Despite losing last year’s ace, Halls, the Greyhounds should still be in pretty good shape at the top of their pitching staff with Noah Austin and Lucas Francis back and Sean Scott moving up in the rotation.

Ridley likes the experience he has coming back but wants those veterans to fill another void left by the graduates.

“The core I’ve got coming back is very good. And there’s a good mixture of veterans and some young kids,” he said. “If there’s been a struggle, it’s been filling that role of guys like Tyler and Nick as vocal leaders.”

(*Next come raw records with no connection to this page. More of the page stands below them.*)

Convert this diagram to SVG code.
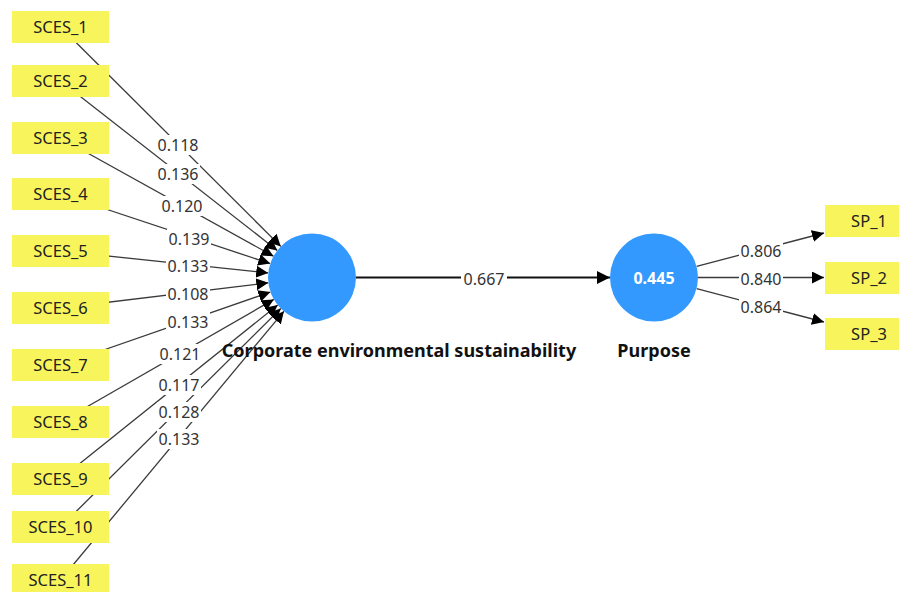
<svg xmlns="http://www.w3.org/2000/svg" width="899" height="592" viewBox="0 0 899 592">
<style>
.box{fill:#F8F55C;}
.ind{font-family:"Segoe UI","Noto Sans","Liberation Sans",sans-serif;font-size:16.5px;fill:#222;text-anchor:middle;}
.lbl{font-family:"Segoe UI","Noto Sans","Liberation Sans",sans-serif;font-size:16px;fill:#333;text-anchor:middle;}
.lblbg{fill:#fff;}
.edge{stroke:#3a3a3a;stroke-width:1.3;fill:none;marker-end:url(#ah);}
.path{stroke:#111;stroke-width:2.2;fill:none;marker-end:url(#ah2);}
.lv{fill:#3399FF;}
.title{font-family:"Segoe UI","Noto Sans","Liberation Sans",sans-serif;font-weight:bold;font-size:18px;fill:#111;text-anchor:middle;}
.val{font-family:"Segoe UI","Noto Sans","Liberation Sans",sans-serif;font-weight:bold;font-size:16px;fill:#fff;text-anchor:middle;}
</style>
<defs>
<marker id="ah" markerUnits="userSpaceOnUse" markerWidth="12" markerHeight="12" refX="12" refY="6" orient="auto">
<path d="M0,0 L12,6 L0,12 z" fill="#000"/>
</marker>
<marker id="ah2" markerUnits="userSpaceOnUse" markerWidth="13" markerHeight="13" refX="13" refY="6.5" orient="auto">
<path d="M0,0 L13,6.5 L0,13 z" fill="#000"/>
</marker>
</defs>
<rect width="899" height="592" fill="#fff"/>
<g id="connectors">
<line class="edge" x1="60.5" y1="27" x2="280.8" y2="246.4"/>
<line class="edge" x1="60.5" y1="81" x2="277.3" y2="250.4"/>
<line class="edge" x1="60.5" y1="138" x2="273.5" y2="256.2"/>
<line class="edge" x1="60.5" y1="194" x2="270.2" y2="263.6"/>
<line class="edge" x1="60.5" y1="251" x2="268.2" y2="272.9"/>
<line class="edge" x1="60.5" y1="308" x2="268.3" y2="282.8"/>
<line class="edge" x1="60.5" y1="365" x2="270.4" y2="292.0"/>
<line class="edge" x1="60.5" y1="422" x2="273.8" y2="299.4"/>
<line class="edge" x1="60.5" y1="479" x2="277.7" y2="305.0"/>
<line class="edge" x1="60.5" y1="527" x2="280.8" y2="308.5"/>
<line class="edge" x1="60.5" y1="580" x2="283.9" y2="311.3"/>
<line class="path" x1="356" y1="277.5" x2="610" y2="277.5"/>
<line class="edge" x1="696.6" y1="266.3" x2="824" y2="233"/>
<line class="edge" x1="698" y1="277.5" x2="824" y2="277.5"/>
<line class="edge" x1="696.6" y1="288.7" x2="824" y2="322"/>
<g id="edge-labels">
<rect class="lblbg" x="156" y="135" width="44" height="20"/><text class="lbl" x="178" y="151">0.118</text>
<rect class="lblbg" x="156" y="164" width="44" height="20"/><text class="lbl" x="178" y="180">0.136</text>
<rect class="lblbg" x="160" y="196" width="44" height="20"/><text class="lbl" x="182" y="212">0.120</text>
<rect class="lblbg" x="167" y="229" width="44" height="20"/><text class="lbl" x="189" y="245">0.139</text>
<rect class="lblbg" x="166" y="256" width="44" height="20"/><text class="lbl" x="188" y="272">0.133</text>
<rect class="lblbg" x="166" y="284" width="44" height="20"/><text class="lbl" x="188" y="300">0.108</text>
<rect class="lblbg" x="166" y="312" width="44" height="20"/><text class="lbl" x="188" y="328">0.133</text>
<rect class="lblbg" x="158" y="344" width="44" height="20"/><text class="lbl" x="180" y="360">0.121</text>
<rect class="lblbg" x="157" y="375" width="44" height="20"/><text class="lbl" x="179" y="391">0.117</text>
<rect class="lblbg" x="157" y="402" width="44" height="20"/><text class="lbl" x="179" y="418">0.128</text>
<rect class="lblbg" x="157" y="429" width="44" height="20"/><text class="lbl" x="179" y="445">0.133</text>
<rect class="lblbg" x="461" y="269" width="46" height="20"/><text class="lbl" x="484" y="285">0.667</text>
<rect class="lblbg" x="739" y="241" width="44" height="20"/><text class="lbl" x="761" y="257">0.806</text>
<rect class="lblbg" x="739" y="269" width="44" height="20"/><text class="lbl" x="761" y="285">0.840</text>
<rect class="lblbg" x="739" y="297" width="44" height="20"/><text class="lbl" x="761" y="313">0.864</text>
</g>
</g>
<g id="SCES_1"><rect class="box" x="12" y="11" width="97" height="32"/><text class="ind" x="60.5" y="33">SCES_1</text></g>
<g id="SCES_2"><rect class="box" x="12" y="65" width="97" height="32"/><text class="ind" x="60.5" y="87">SCES_2</text></g>
<g id="SCES_3"><rect class="box" x="12" y="122" width="97" height="32"/><text class="ind" x="60.5" y="144">SCES_3</text></g>
<g id="SCES_4"><rect class="box" x="12" y="178" width="97" height="32"/><text class="ind" x="60.5" y="200">SCES_4</text></g>
<g id="SCES_5"><rect class="box" x="12" y="235" width="97" height="32"/><text class="ind" x="60.5" y="257">SCES_5</text></g>
<g id="SCES_6"><rect class="box" x="12" y="292" width="97" height="32"/><text class="ind" x="60.5" y="314">SCES_6</text></g>
<g id="SCES_7"><rect class="box" x="12" y="349" width="97" height="32"/><text class="ind" x="60.5" y="371">SCES_7</text></g>
<g id="SCES_8"><rect class="box" x="12" y="406" width="97" height="32"/><text class="ind" x="60.5" y="428">SCES_8</text></g>
<g id="SCES_9"><rect class="box" x="12" y="463" width="97" height="32"/><text class="ind" x="60.5" y="485">SCES_9</text></g>
<g id="SCES_10"><rect class="box" x="12" y="511" width="97" height="32"/><text class="ind" x="60.5" y="533">SCES_10</text></g>
<g id="SCES_11"><rect class="box" x="12" y="564" width="97" height="32"/><text class="ind" x="60.5" y="586">SCES_11</text></g>
<g id="CES"><circle class="lv" cx="312" cy="277.5" r="44"/><text class="title" x="399" y="357">Corporate environmental sustainability</text></g>
<g id="Purpose"><circle class="lv" cx="654" cy="277.5" r="44"/><text class="val" x="654" y="284">0.445</text><text class="title" x="654" y="357">Purpose</text></g>
<g id="SP_1"><rect class="box" x="825" y="205" width="90" height="32"/><text class="ind" x="869" y="227">SP_1</text></g>
<g id="SP_2"><rect class="box" x="825" y="262" width="90" height="32"/><text class="ind" x="869" y="284">SP_2</text></g>
<g id="SP_3"><rect class="box" x="825" y="318" width="90" height="32"/><text class="ind" x="869" y="340">SP_3</text></g>
</svg>
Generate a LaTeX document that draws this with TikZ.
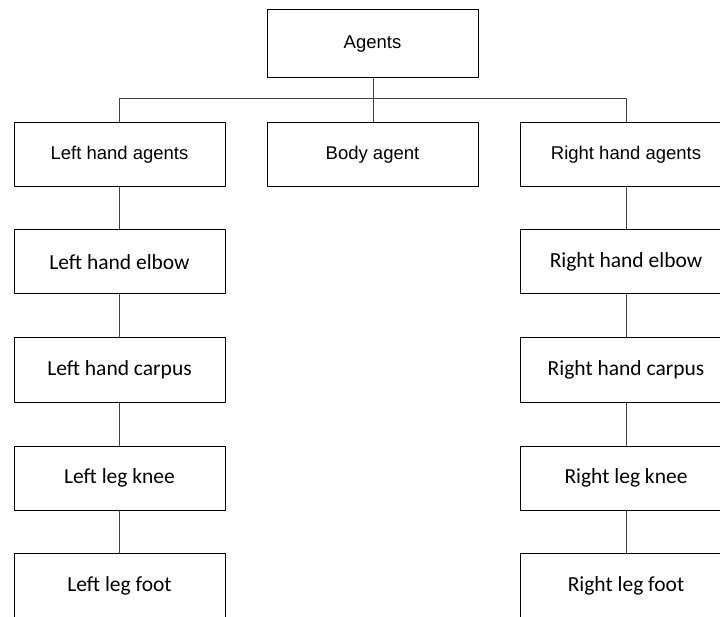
\documentclass[tikz,border=0pt]{standalone}
\usepackage{fontspec}
\usepackage{tikz}
\usetikzlibrary{calc}
\newfontfamily\arialfont{Liberation Sans}
\newfontfamily\calfont{Carlito}

\begin{document}
\begin{tikzpicture}[line cap=round,line join=round,x=1pt,y=-1pt,
  agentbox/.style={draw=black,line width=1pt,rectangle,minimum width=211pt,minimum height=64pt,inner sep=0pt},
  topfont/.style={font=\arialfont\fontsize{18.5}{22}\selectfont},
  lowfont/.style={font=\calfont\fontsize{21.5}{26}\selectfont},
  link/.style={draw=black!75,line width=1pt}]
\useasboundingbox (0,0) rectangle (720,617);
\clip (0,0) rectangle (720,617);
\node[agentbox,topfont,minimum height=68pt] (agents) at (372.5,44) {Agents};
\node[agentbox,topfont] (lhagents) at (119.5,155) {Left hand agents};
\node[agentbox,topfont] (body) at (372.5,155) {Body agent};
\node[agentbox,topfont] (rhagents) at (626,155) {Right hand agents};
\node[agentbox,lowfont] (lhelbow) at (119.5,262) {Left hand elbow};
\node[agentbox,lowfont] (lhcarpus) at (119.5,370) {Left hand carpus};
\node[agentbox,lowfont] (llknee) at (119.5,478) {Left leg knee};
\node[agentbox,lowfont] (llfoot) at (119.5,585.5) {Left leg foot};
\node[agentbox,lowfont] (rhelbow) at (626,262) {Right hand elbow};
\node[agentbox,lowfont] (rhcarpus) at (626,370) {Right hand carpus};
\node[agentbox,lowfont] (rlknee) at (626,478) {Right leg knee};
\node[agentbox,lowfont] (rlfoot) at (626,585.5) {Right leg foot};
\coordinate (bus) at (373.5,99);
\draw[link] (agents.south -| bus) -- (body.north -| bus);
\draw[link] (lhagents.north) -- (lhagents.north |- bus) -- (rhagents.north |- bus) -- (rhagents.north);
\draw[link] (lhagents) -- (lhelbow);
\draw[link] (lhelbow) -- (lhcarpus);
\draw[link] (lhcarpus) -- (llknee);
\draw[link] (llknee) -- (llfoot);
\draw[link] (rhagents) -- (rhelbow);
\draw[link] (rhelbow) -- (rhcarpus);
\draw[link] (rhcarpus) -- (rlknee);
\draw[link] (rlknee) -- (rlfoot);
\end{tikzpicture}
\end{document}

One key addition this year will be senior Jonah Sautter. A standout goalie in soccer and the school’s all-time leading scorer in basketball, Sautter will play a utility role for the Greyhounds and see some time on the mound.

“He can probably fill the same kind of role Ryley Austin did for us last year, sort of as a utility player who plays multiple positions,” Ridley said. “The beauty of it is he hasn’t played since eighth grade, so his arm’s fresh. I think he’ll be a surprise addition.”

Runnin’ with the Devils

Lewiston didn’t get many chances to exhibit its formidable team speed in Thursday’s 5-4 season-opening loss to Bangor. 

Blue Devils coach Darren Hartley said he was a little hesitant to set runners in motion against the Rams, partially because of the defensive prowess of catcher Tyler Parke, but also because his hitters were making “pretty decent contact on their pitcher (Zach Cowperthwaite).”

“I want to be aggressive but, credit to Bangor. Their catcher doesn’t skip the ball behind him. He doesn’t kick it off to the side. We couldn’t really get more aggressive on the bases,” he said.

Hartley doesn’t expect opponents will forget about the speed of Hunter Landry, Brock Belanger, Evan Cox and company just because they weren’t swiping bags in the opener.

“I think people know that the top five kids in our order can flat out run, but we didn’t have a chance to move on (Bangor) that much,” he said. 

The Blue Devils host Skowhegan at Bates College on Friday, then host rival Edward Little at the Lewiston Little League (formerly Eliot) field on Monday.